The rupee posted its biggest single-day gain since mid-January 1998 as the Reserve Bank's latest move to shore up the currency by providing dollars to oil firms directly helped.
The partially convertible rupee closed at 66.55/56 per dollar, up 3.46% on the day, its biggest single-day rise since Jan 19, 1998. The unit had closed at 68.80/81 on Wednesday after hitting a record low of 68.85.
On Wednesday, the rupee had dropped 3.7% in its biggest single-day decline in 18 years.
The RBI late Wednesday said it would start providing dollars directly to three major oil importing companies -- who provide about 80 % of India's oil needs -- through a separate bank.
The new measure means Indian Oil, Hindustan Petroleum and Bharat Petroleum can buy from the RBI instead of the open market where they are responsible for most of the dollar demand.
The move means, however, that the RBI will have to dip into its foreign currency reserves, which it recently said were high enough to cover seven months of imports.
The rupee plunged 3.86 % on Wednesday, its biggest one-day fall in nearly two decades, on worries about a US-led military strike against Syria and surging crude oil prices which fanned fears of a financial crisis.

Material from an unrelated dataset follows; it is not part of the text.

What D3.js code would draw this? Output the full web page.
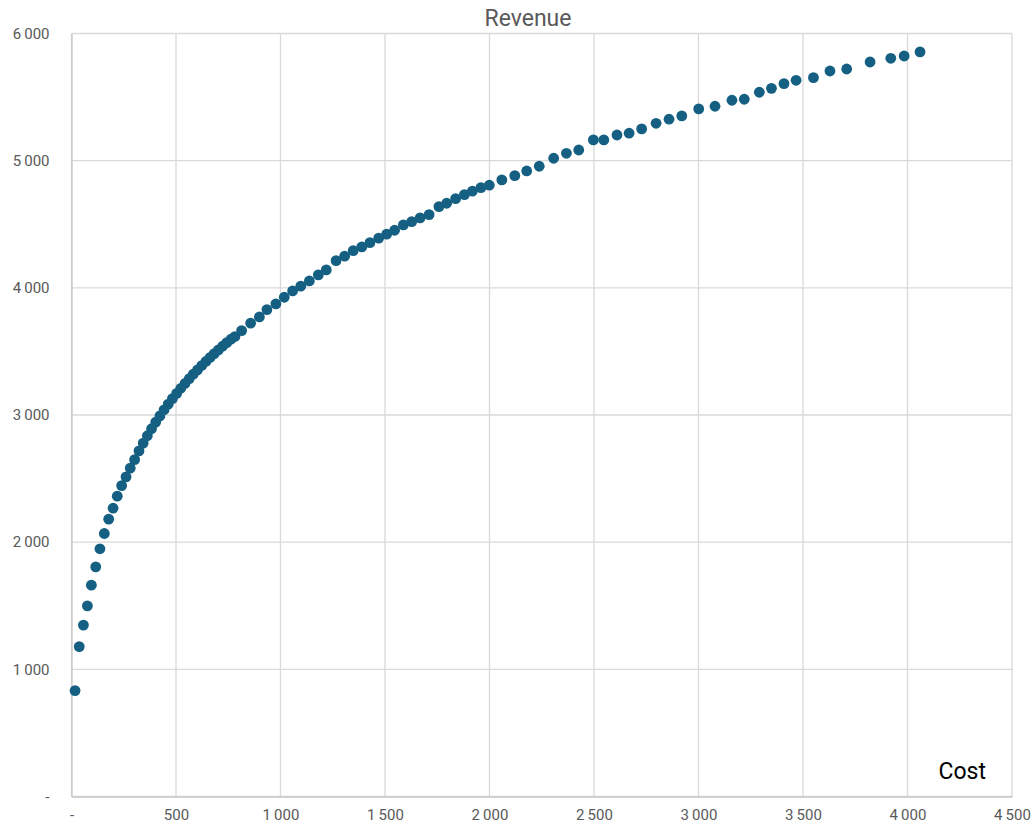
<!DOCTYPE html>
<html>
<head>
<meta charset="utf-8">
<script src="https://cdn.jsdelivr.net/npm/d3@7"></script>
<style>
  html, body { margin: 0; padding: 0; background: #fff; }
  svg { display: block; }
</style>
</head>
<body>
<svg id="chart" width="1035" height="831"></svg>
<script>
const costValues = [
  17, 37, 57, 76, 95, 116, 136, 157, 178, 199, 219, 240, 261, 281, 302, 323,
  343, 363, 383, 403, 423, 443, 463, 483, 503, 523, 543, 563, 583, 603, 623, 643, 663, 683, 703, 723, 743, 763,
  782, 814, 857, 899, 935, 978, 1018, 1058, 1097, 1138, 1181, 1219, 1266, 1307, 1348, 1389, 1428, 1470, 1508, 1546, 1588, 1628, 1668, 1711, 1758, 1795,
  1838, 1880, 1918, 1959, 1999, 2059, 2121, 2178, 2238, 2307, 2368, 2427, 2497, 2547, 2610, 2668, 2728, 2797,
  2859, 2920, 3001, 3079, 3160, 3219, 3291, 3349, 3409, 3467, 3550, 3629, 3709, 3821, 3920, 3984, 4060
];
const revenueValues = [
  833, 1179, 1348, 1499, 1662, 1806, 1948, 2068, 2181, 2267, 2362, 2445, 2513, 2582, 2649, 2718,
  2779, 2837, 2892, 2944, 2993, 3041, 3086, 3129, 3170, 3210, 3248, 3285, 3321, 3355, 3389, 3421, 3452, 3483, 3512, 3541, 3569, 3596,
  3617, 3664, 3722, 3771, 3829, 3874, 3926, 3976, 4013, 4054, 4102, 4141, 4214, 4249, 4293, 4322, 4356, 4391, 4422, 4453, 4495, 4521, 4550, 4576, 4639, 4665,
  4701, 4733, 4760, 4788, 4807, 4849, 4882, 4919, 4956, 5019, 5058, 5084, 5163, 5163, 5202, 5216, 5250, 5294,
  5326, 5352, 5407, 5428, 5475, 5483, 5538, 5569, 5606, 5632, 5653, 5705, 5721, 5776, 5805, 5823, 5855
];
const xTicks = [0, 500, 1000, 1500, 2000, 2500, 3000, 3500, 4000, 4500];
const yTicks = [0, 1000, 2000, 3000, 4000, 5000, 6000];
const chartTitle = "Revenue";
const xAxisTitle = "Cost";

const data = costValues.map((c, i) => ({ cost: c, revenue: revenueValues[i] }));

const svg = d3.select("#chart");
const plotLeft = 71.5, plotRight = 1012, plotTop = 33.5, plotBottom = 796.5;

const x = d3.scaleLinear().domain([0, 4500]).range([plotLeft, plotRight]);
const y = d3.scaleLinear().domain([0, 6000]).range([plotBottom, plotTop]);

const fmt = v => v === 0 ? "-" : d3.format(",")(v).replace(/,/g, "\u2009");
const font = "Roboto, 'Open Sans', sans-serif";

// gridlines
svg.append("g").selectAll("line").data(xTicks).join("line")
  .attr("x1", d => x(d)).attr("x2", d => x(d))
  .attr("y1", plotTop).attr("y2", plotBottom)
  .attr("stroke", "#d9d9d9").attr("stroke-width", 1.3);
svg.append("g").selectAll("line").data(yTicks).join("line")
  .attr("y1", d => y(d)).attr("y2", d => y(d))
  .attr("x1", plotLeft).attr("x2", plotRight)
  .attr("stroke", "#d9d9d9").attr("stroke-width", 1.3);

// axes
const xAxis = d3.axisBottom(x).tickValues(xTicks).tickFormat(fmt).tickSize(0).tickPadding(13);
const gx = svg.append("g").attr("transform", `translate(0,${plotBottom})`).call(xAxis);
gx.select(".domain").attr("stroke", "#c8c8c8").attr("stroke-width", 1.3);
gx.selectAll("text").attr("fill", "#595959").style("font-size", "15px").style("font-family", font);

const yAxis = d3.axisLeft(y).tickValues(yTicks).tickFormat(fmt).tickSize(0).tickPadding(22);
const gy = svg.append("g").attr("transform", `translate(${plotLeft},0)`).call(yAxis);
gy.select(".domain").attr("stroke", "#c8c8c8").attr("stroke-width", 1.3);
gy.selectAll("text").attr("fill", "#595959").style("font-size", "15px").style("font-family", font);

// points
svg.append("g").selectAll("circle").data(data).join("circle")
  .attr("cx", d => x(d.cost)).attr("cy", d => y(d.revenue))
  .attr("r", 5.4).attr("fill", "#156082");

// titles
svg.append("text").attr("x", 528).attr("y", 26).attr("text-anchor", "middle")
  .attr("fill", "#595959").style("font-size", "23px").style("font-family", font)
  .text(chartTitle);
svg.append("text").attr("x", 986).attr("y", 779).attr("text-anchor", "end")
  .attr("fill", "#000").style("font-size", "23px").style("font-family", font)
  .text(xAxisTitle);
</script>
</body>
</html>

Prime Minister Manmohan Singh said in parliament Thursday that the country is faced "with a difficult situation" over the economy.
"There are several causes. I do not deny some domestic factors too are responsible," he told parliament and opposition leaders who questioned him on the rupee's sharp decline.
Singh is expected to make a statement on the economy on Friday.
Against the backdrop of unrelenting negative news for the economy, leading national business daily The Business Standard said confidence in the government had drained away and New Delhi must consider approaching the IMF.
"The government must recognise the possibility of such a lack of confidence that investors, domestic and foreign, just want to take their money and run - and invest it anywhere but here," it said.
It added: "It is, thus, once again clear that the only real option is to approach the International Monetary Fund (IMF)".
India last called on the IMF for funds in 1991 during a balance of payments crisis that was considered a national embarrassment.
The RBI has taken a number of measures to try and halt the fall of the rupee, Asia's worst-performing currency this year, which has lost around a fifth of its value against the dollar since the start of 2013.
Rupa Rege Nitsure, an economist with state-run Bank of Baroda, said the RBI must hike local fuel prices that are currently heavily subsidised, as state-run oil firms are hit by the rising crude prices.
Analysts fear the sharp rise in global crude oil costs will worsen import-dependent India's already record current account deficit -- the broadest measure of trade.
The deficit hit a record $88 billion last year but the government has said it will cut it to $70 billion this year.
A depreciating rupee makes imports of everything from oil to coal and chemicals costlier, and comes as foreign capital inflows into India have dried up and growth is at a decade-low of 5.0 %.
The rupee is one of many emerging market currencies that have also been hit by foreign fund outflows on expectations that the US Federal Reserve will wind down its stimulus scheme as the US economy recovers.